Ellison and Heinlein certainly present clear paradigms of Western man's two basic attitudes toward computers specifically, and toward machines in general. Ellison's AM not only takes over the whole world but also actively and knowingly tortures the few remaining humans—humans he has preserved specifically for that purpose. AM, thus, seems to be an accurate fictional representation of some people's fears that computers are capable of knowing too much about them and thereby controlling them. Heinlein's Mike, on the other hand, not only helps with the revolution but also matures in a recognizably human way throughout the novel. Mike's help wins the revolution, and his role as friend and helper is an accurate representation of other people's hopes that computers—and machines in general—will take over more and more work so that humans have increasing freedom. AM and Mike are paradigms rather than symbols because what they do in their respective stories is an essentially accurate if somewhat exaggerated representation of what people hope or fear computers will become.

Notes

  1. Brian Aldiss, Billion Year Spree (1973; rpt. New York: Schocken Books, 1974), ch. 1, pp. 25–30.

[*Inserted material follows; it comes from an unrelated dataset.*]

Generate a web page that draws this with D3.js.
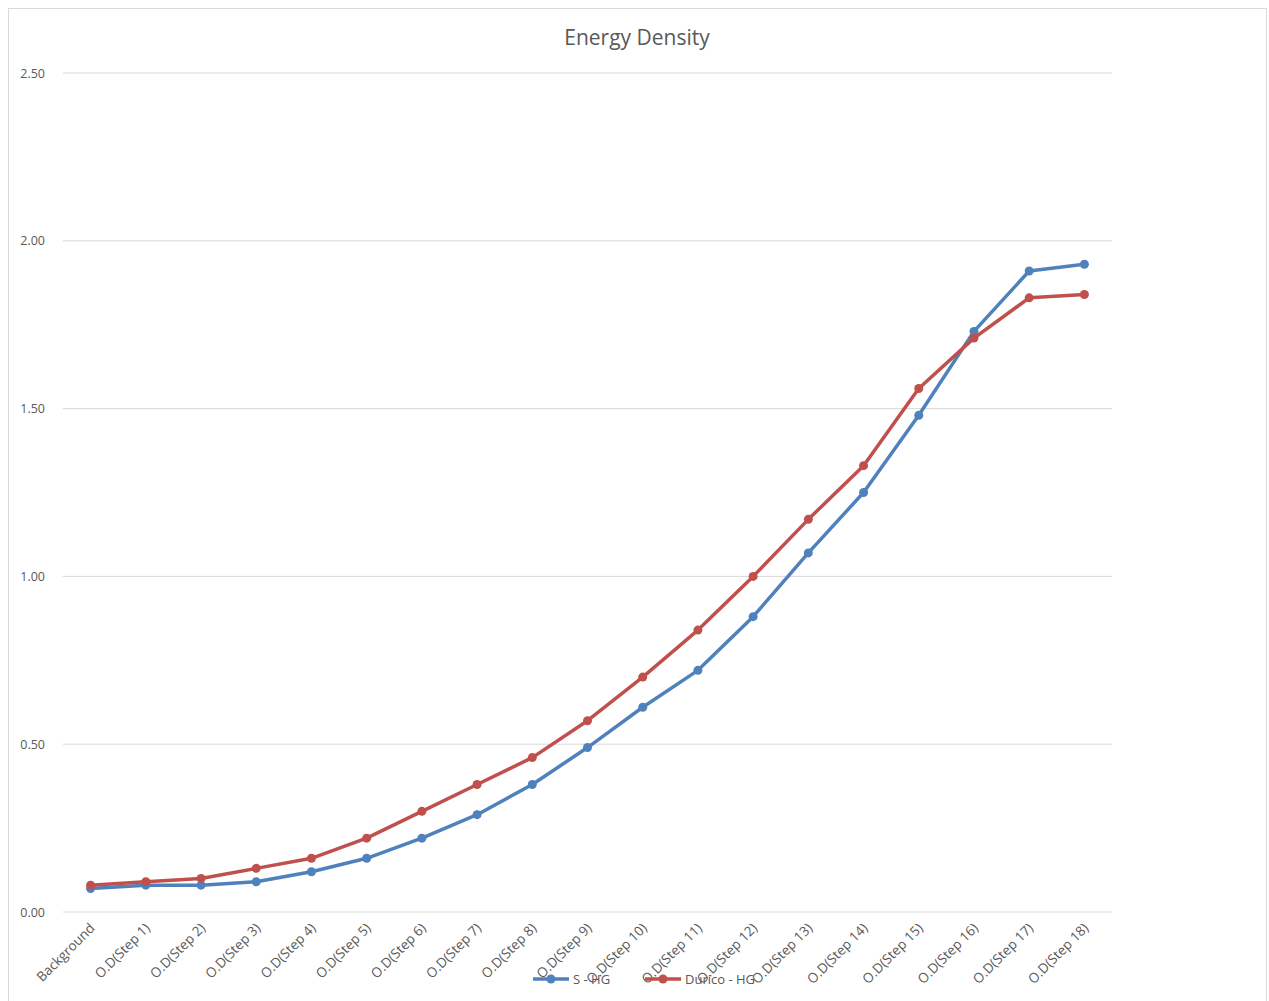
<!DOCTYPE html>
<html>
<head>
<meta charset="utf-8">
<script src="https://cdn.jsdelivr.net/npm/d3@7"></script>
<style>
  body { margin: 0; background: #fff; }
  text { font-family: "Open Sans", "Noto Sans", sans-serif; fill: #595959; }
</style>
</head>
<body>
<div class="chart"></div>
<script>
const categories = ["Background", "O.D(Step 1)", "O.D(Step 2)", "O.D(Step 3)", "O.D(Step 4)",
    "O.D(Step 5)", "O.D(Step 6)", "O.D(Step 7)", "O.D(Step 8)", "O.D(Step 9)", "O.D(Step 10)",
    "O.D(Step 11)", "O.D(Step 12)", "O.D(Step 13)", "O.D(Step 14)", "O.D(Step 15)",
    "O.D(Step 16)", "O.D(Step 17)", "O.D(Step 18)"];
const sHG = [0.07, 0.08, 0.08, 0.09, 0.12, 0.16, 0.22, 0.29, 0.38, 0.49, 0.61,
    0.72, 0.88, 1.07, 1.25, 1.48, 1.73, 1.91, 1.93];
const duricoHG = [0.08, 0.09, 0.10, 0.13, 0.16, 0.22, 0.30, 0.38, 0.46, 0.57, 0.70,
    0.84, 1.00, 1.17, 1.33, 1.56, 1.71, 1.83, 1.84];
const yTicks = [0, 0.5, 1.0, 1.5, 2.0, 2.5];
const seriesNames = ["S - HG", "Durico - HG"];
const seriesColors = ["#4F81BD", "#C0504D"];

const w = 1269;
const h = 1001;
const plotLeft = 63, plotRight = 1112, plotTop = 73, plotBottom = 912;

const svg = d3.select(".chart").append("svg")
    .attr("width", w)
    .attr("height", h);

// frame
svg.append("rect")
    .attr("x", 8.5).attr("y", 8.5)
    .attr("width", 1258).attr("height", 1010)
    .attr("fill", "none")
    .attr("stroke", "#d9d9d9");

const xScale = d3.scaleBand()
    .domain(categories)
    .range([plotLeft, plotRight]);

const yScale = d3.scaleLinear()
    .domain([0, 2.5])
    .range([plotBottom, plotTop]);

// gridlines
svg.append("g")
    .selectAll("line")
    .data(yTicks)
    .enter()
    .append("line")
    .attr("x1", plotLeft).attr("x2", plotRight)
    .attr("y1", d => yScale(d)).attr("y2", d => yScale(d))
    .attr("stroke", "#d9d9d9")
    .attr("stroke-width", 1);

const yAxis = svg.append("g")
    .attr("transform", "translate(" + (plotLeft - 18) + ",0)")
    .call(d3.axisLeft(yScale).tickValues(yTicks).tickFormat(d3.format(".2f")).tickSize(0).tickPadding(0));
yAxis.select(".domain").remove();
yAxis.selectAll("text").attr("font-size", "12.5px").style("fill", "#595959");

const xAxis = svg.append("g")
    .attr("transform", "translate(0," + plotBottom + ")")
    .call(d3.axisBottom(xScale).tickSize(0).tickPadding(0));
xAxis.select(".domain").remove();
xAxis.selectAll("text")
    .attr("font-size", "13.5px")
    .style("fill", "#595959")
    .attr("text-anchor", "end")
    .attr("dy", 0)
    .attr("transform", "translate(5,17) rotate(-45)");

// title
svg.append("text")
    .attr("x", 637).attr("y", 45)
    .attr("text-anchor", "middle")
    .attr("font-size", "21px")
    .text("Energy Density");

const line = d3.line()
    .x((d, i) => xScale(categories[i]) + xScale.bandwidth() / 2)
    .y(d => yScale(d));

[sHG, duricoHG].forEach((vals, k) => {
    const g = svg.append("g");
    g.append("path")
        .datum(vals)
        .attr("d", line)
        .attr("fill", "none")
        .attr("stroke", seriesColors[k])
        .attr("stroke-width", 3.5)
        .attr("stroke-linejoin", "round");
    g.selectAll("circle")
        .data(vals)
        .enter()
        .append("circle")
        .attr("cx", (d, i) => xScale(categories[i]) + xScale.bandwidth() / 2)
        .attr("cy", d => yScale(d))
        .attr("r", 4.5)
        .attr("fill", seriesColors[k]);
});

// legend
const legendX = [533, 645];
seriesNames.forEach((name, k) => {
    const lg = svg.append("g").attr("transform", "translate(" + legendX[k] + ",979)");
    lg.append("line")
        .attr("x1", 0).attr("x2", 36)
        .attr("stroke", seriesColors[k])
        .attr("stroke-width", 3.5);
    lg.append("circle")
        .attr("cx", 18).attr("r", 4.5)
        .attr("fill", seriesColors[k]);
    lg.append("text")
        .attr("x", 40).attr("y", 5)
        .attr("font-size", "13px")
        .text(name);
});
</script>
</body>
</html>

  2. Harlan Ellison, “I Have No Mouth, and I Must Scream” (1967), collected in I Have No Mouth and I Must Scream (New York: Pyramid Books, 1967), pp. 24, 38.

  3. Robert A. Heinlein, The Moon Is a Harsh Mistress (1966; rpt. New York: Berkley Medallion Books, 1968), ch. 1, p. 8.

  4. Ellison, “I Have No Mouth,” p. 28.

  5. Ibid., pp. 24, 36, 38.

  6. Ibid., pp. 32, 42.

  7. Heinlein, Moon, ch. 1, p. 7.

  8. Ibid., pp. 8–9, 11–13.

  9. Ibid., ch. 6, p. 67.

  10. Ellison, “I Have No Mouth,” pp. 30–31.

  11. Heinlein, Moon, ch. 2, p. 42; ch. 4, p. 50; ch. 6, p. 70; ch. 9, p. 105; ch. 15, pp. 150–51.

  12. Ellison, “I Have No Mouth,” p. 42.